Invocarlo perché tutti possiamo da Lui lasciarci guidare e plasmare per essere sempre più costruttori di una storia secondo il disegno di Dio.
Come può avvenire questo? Come può questo dono entrare dentro la nostra vita e trasformarla?
Per noi, discepoli di Gesù, la strada è duplice: la preghiera al Padre che dona lo Spirito a quanti glielo chiedono e l’ascolto di Gesù, della Sua Parola che è animata dal suo soffio: Parola che è Spirito e vita e che opera efficacemente cin chi la accoglie, ascolta e pratica.
Lo ricorda a noi proprio l’evento della Pentecoste: nel cenacolo i discepoli con Maria pregano e ascoltano, pregano e ricevono, ricevano a annunciano una Parola che ora abita nel loro cuore, nella loro vita.
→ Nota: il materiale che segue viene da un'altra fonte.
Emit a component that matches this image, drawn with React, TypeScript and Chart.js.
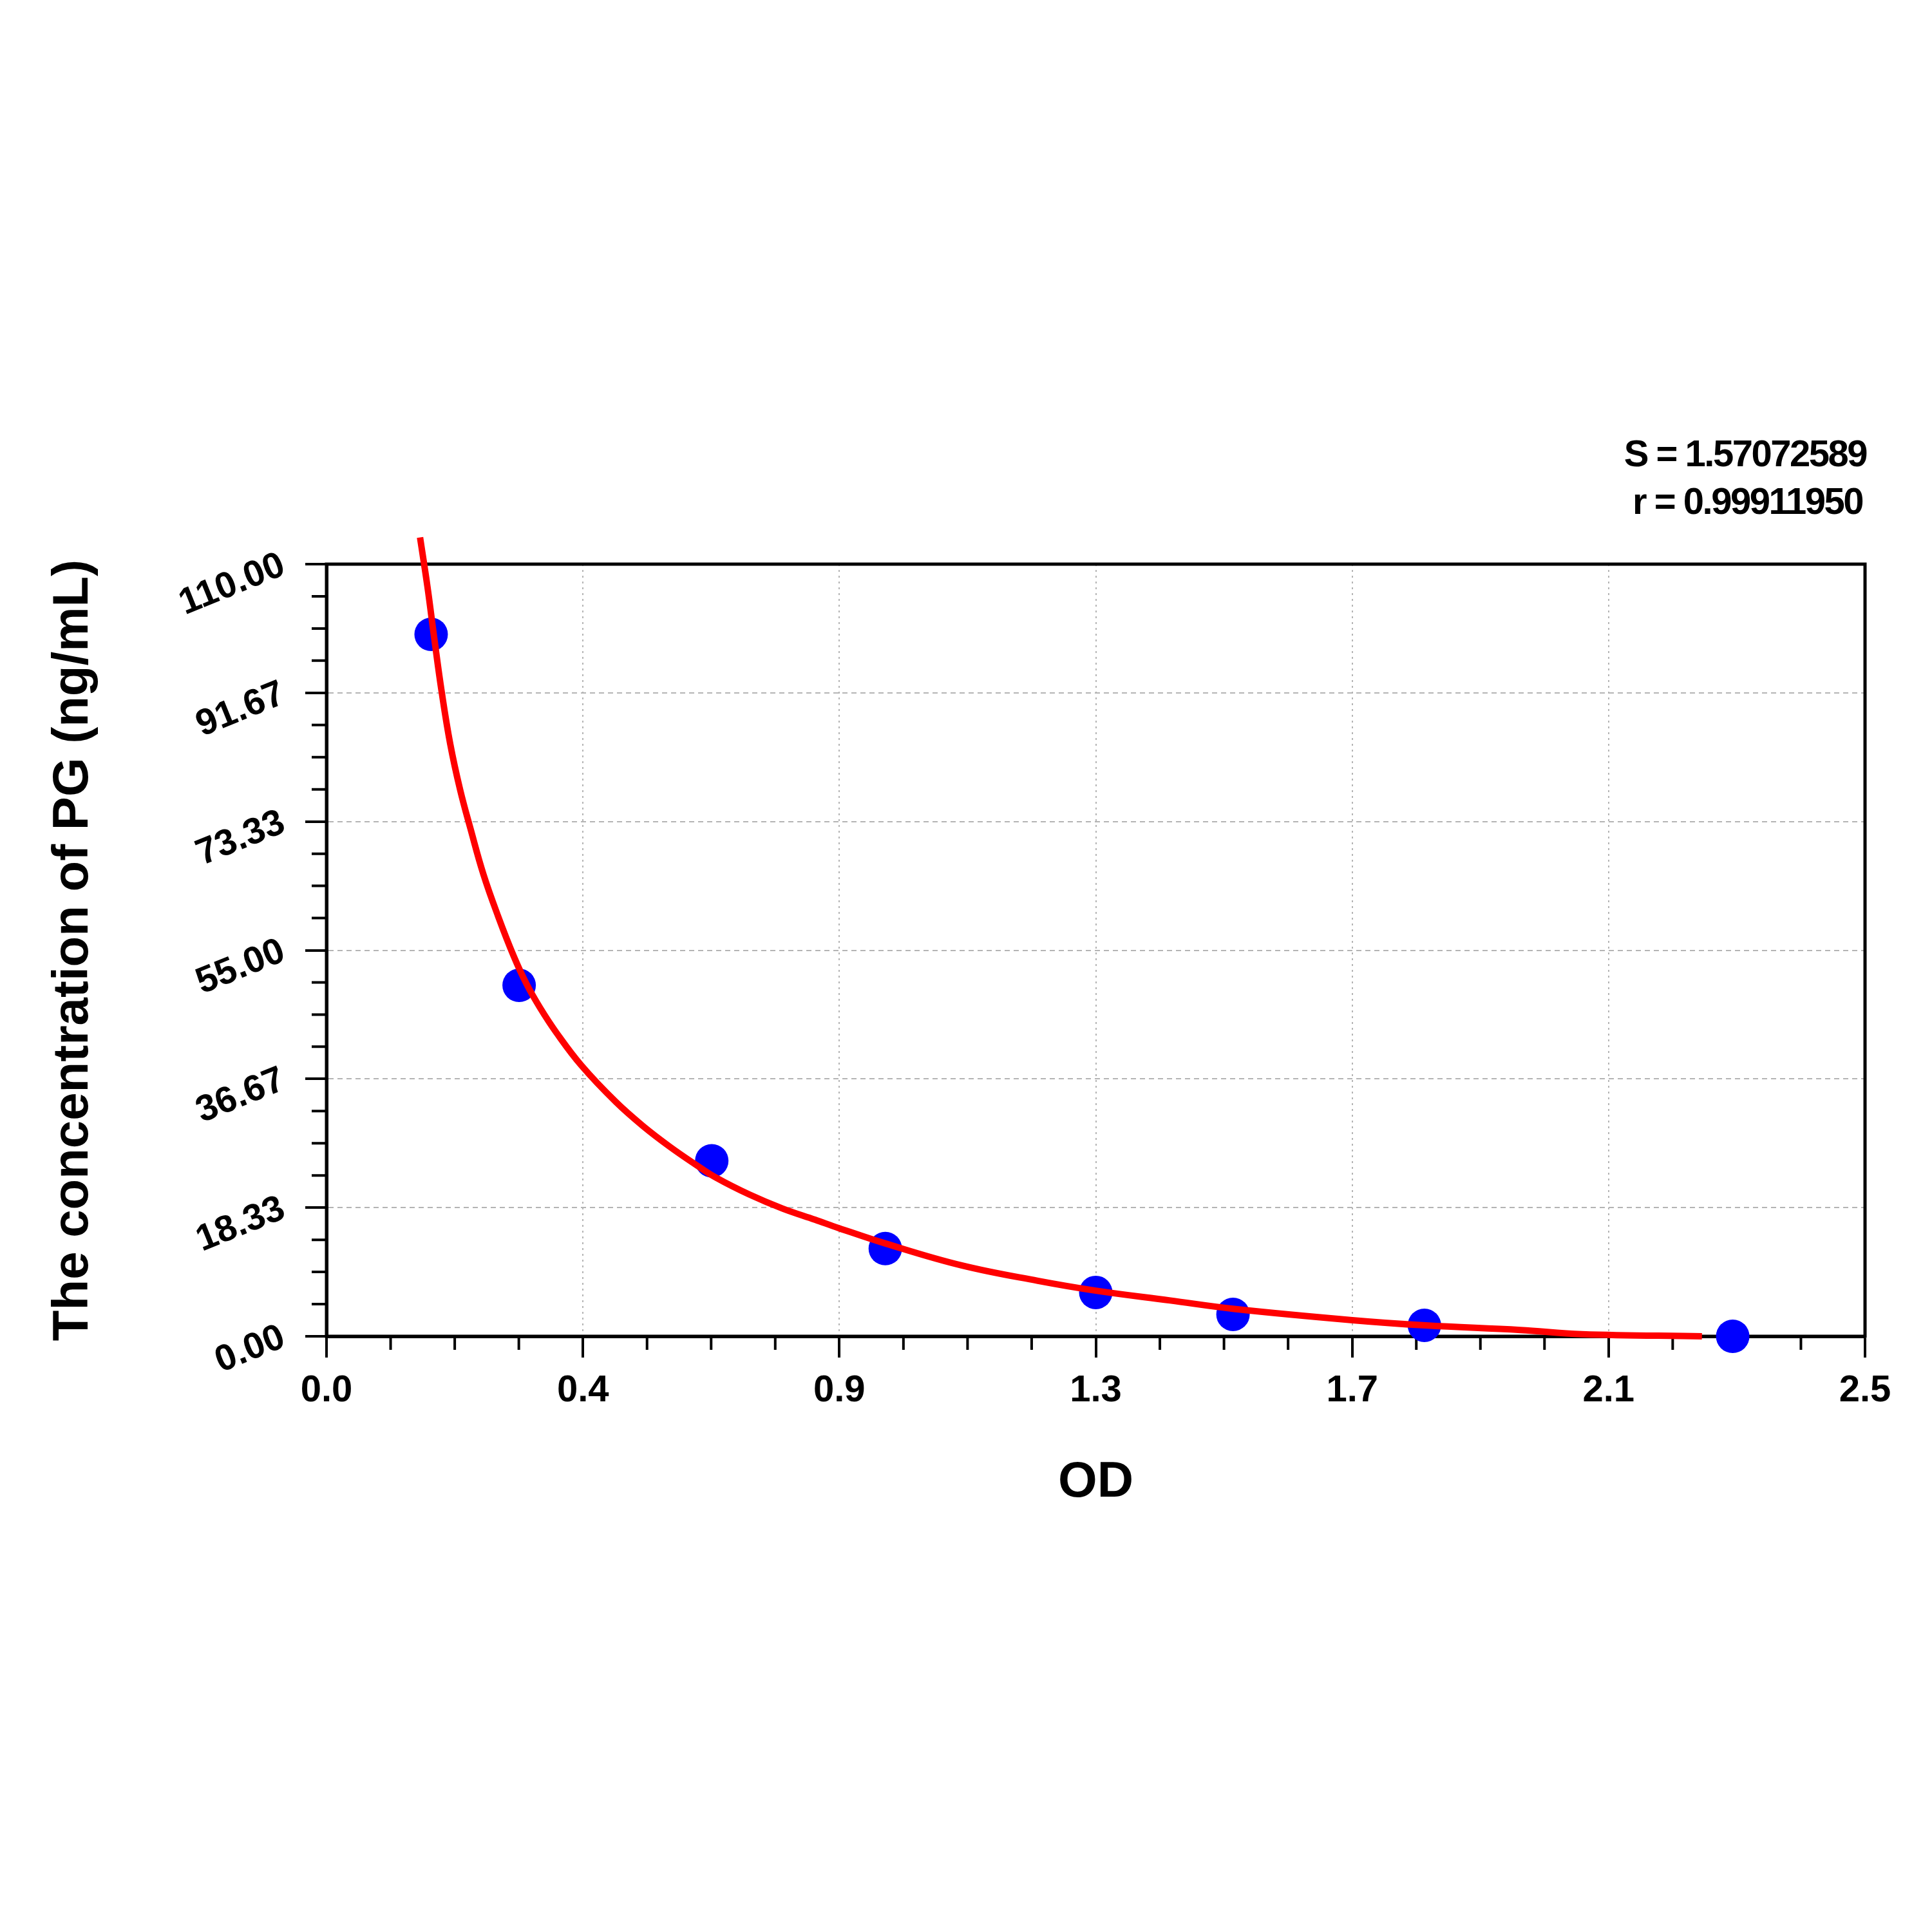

L’unico linguaggio che nasce nel giorno di Pentecoste sotto il soffio dello Spirito non è altro che il linguaggio della Parola di Dio, del Vangelo, chiamato a diffondersi nel mondo e raggiungere la mente e il cuore di tutte le genti: lingue diverse ma che tutti comprendono come loro lingua nativa; quella Parola che tutto ha creato, lingua nativa dell’umanità intera, sotto il soffio dello Spirito diventa Parola che unisce i diversi, li riconcilia in un solo corpo, genera una nuova umanità. 
Anche noi, pervasi da quello stesso Spirito, lasciamoci guidare dalla sua Parola e diventiamo annunciatori e testimoni del suo Vangelo, collaborando con tutti gli uomini e le donne di buona volontà, guidati anch’essi dallo stesso Spirito, nel costruire un’umanità migliore, più pacifica e riconciliata.